The increasing size of the grey market is a worldwide trend, shared by the US and by northern European countries where the population is ageing fast and living longer. US figures show that no less than 75 million live births were recorded between the years 1946 and 1965. The oldest cohort in this baby boom generation is just hitting retirement.

Henley figures show that spending by the over-fifties in Western Europe has increased three times faster than for any other group. In the past the baby boomers have crashed through each age group, imposing their own view of what that age represents. Now they are approaching retirement age with an unprecedented amount of money and the determination that they will enjoy their retirement.

In the UK the Saga organisation has made a huge success out of selling a wide range of services to the growing market of over-fifties. Emma Soames, the influential editor of Saga magazine, identified two core parts of this older market. There’s the ‘war old and the new old. The war old are probably the last generation who would prefer to borrow rather than buy. The new old have been consumers all their lives, baby boomers who have been buying since the days of the Beatles and Biba. They are much more like their children than their parents and many of them will go on saying they are middle-aged long into their seventies.’ But 95% of marketing spend in the UK is aimed at under fifties, according to the Henley Centre, and business seems terrified of openly approaching this huge market which is rapidly presenting itself.
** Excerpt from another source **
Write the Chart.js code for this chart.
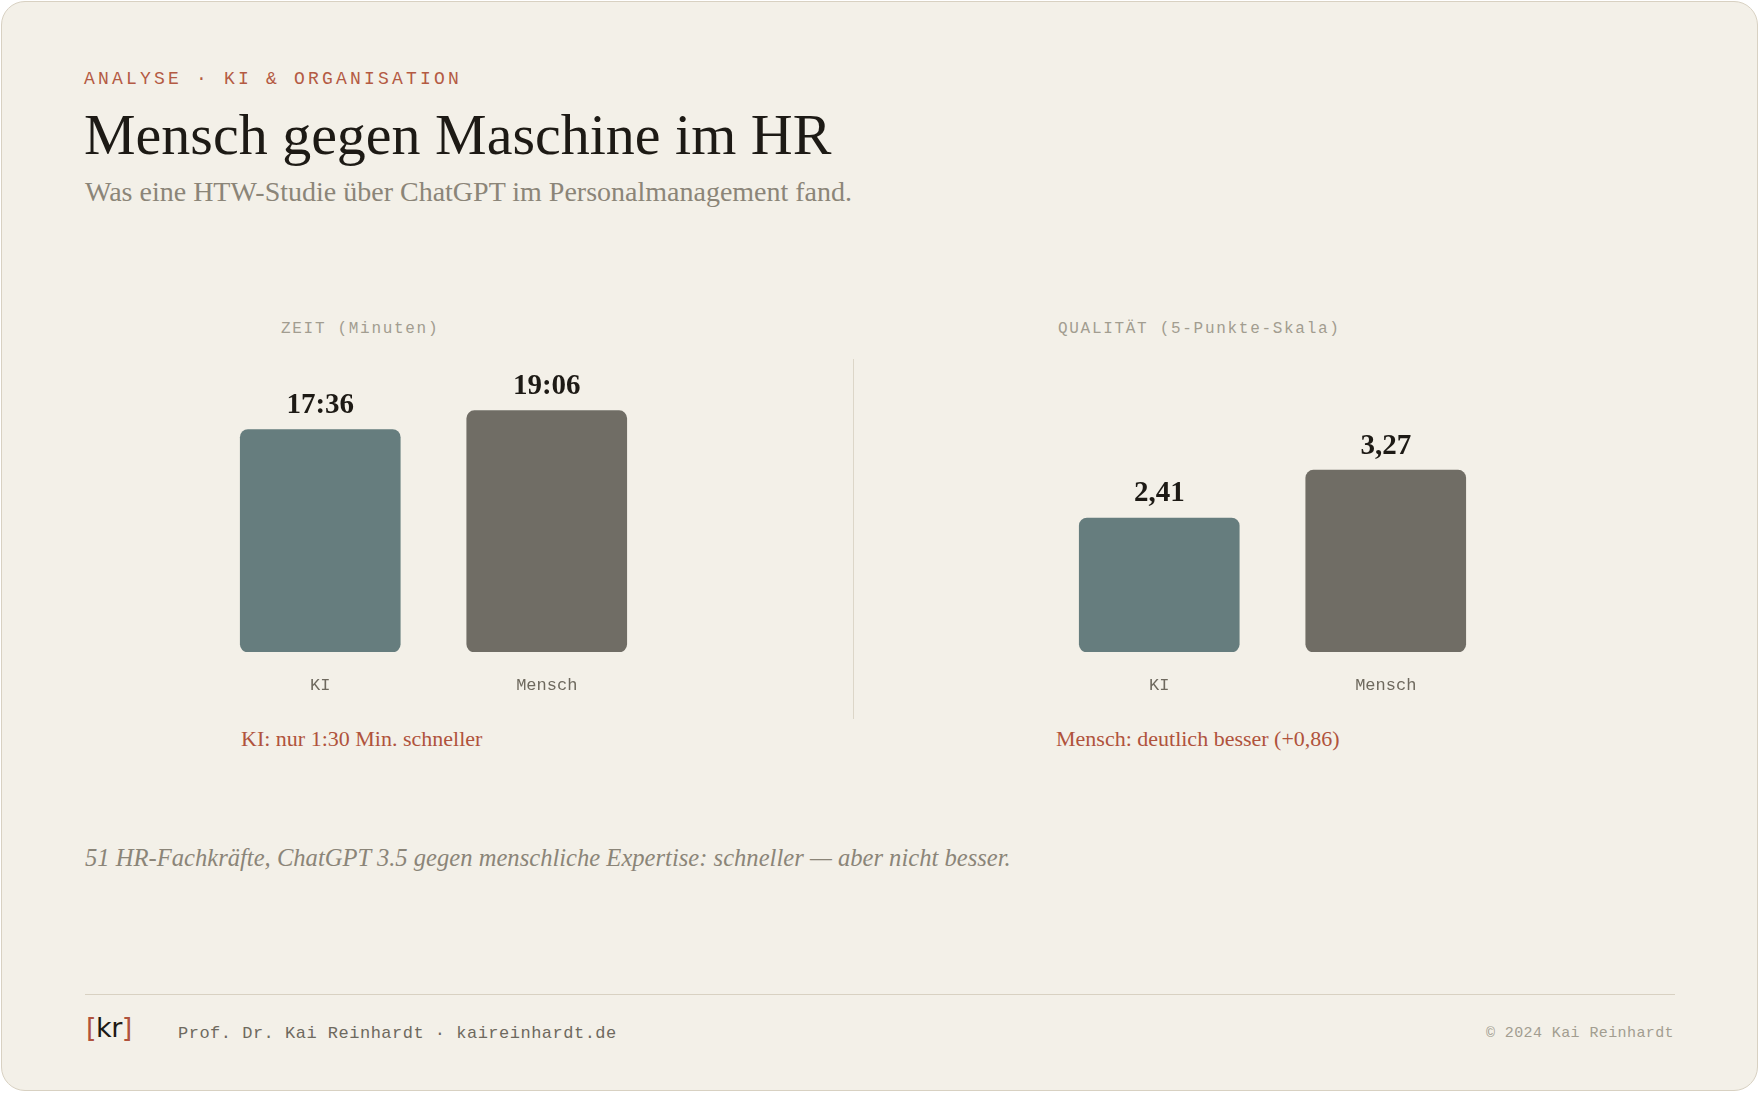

As regards the book business, Richard Samson of Chrysalis cautioned against clinging to long-held assumptions of what this older market might like to read: ‘The 55 to 74s are buying less romance, cookery, health, business and DIY, and more crime, travel, sport, fitness and diet, humour and entertainment books.’ In short, the new greys are carrying their interests and reading tastes with them as they get older and have more time to devote to reading. Unlike the generations before them, many of them will have the money and lengthy retirement to indulge their interests. They are already starting to redefine retirement and it looks like this powerful group will present a completely different set of older readers, many of whom are keen book buyers.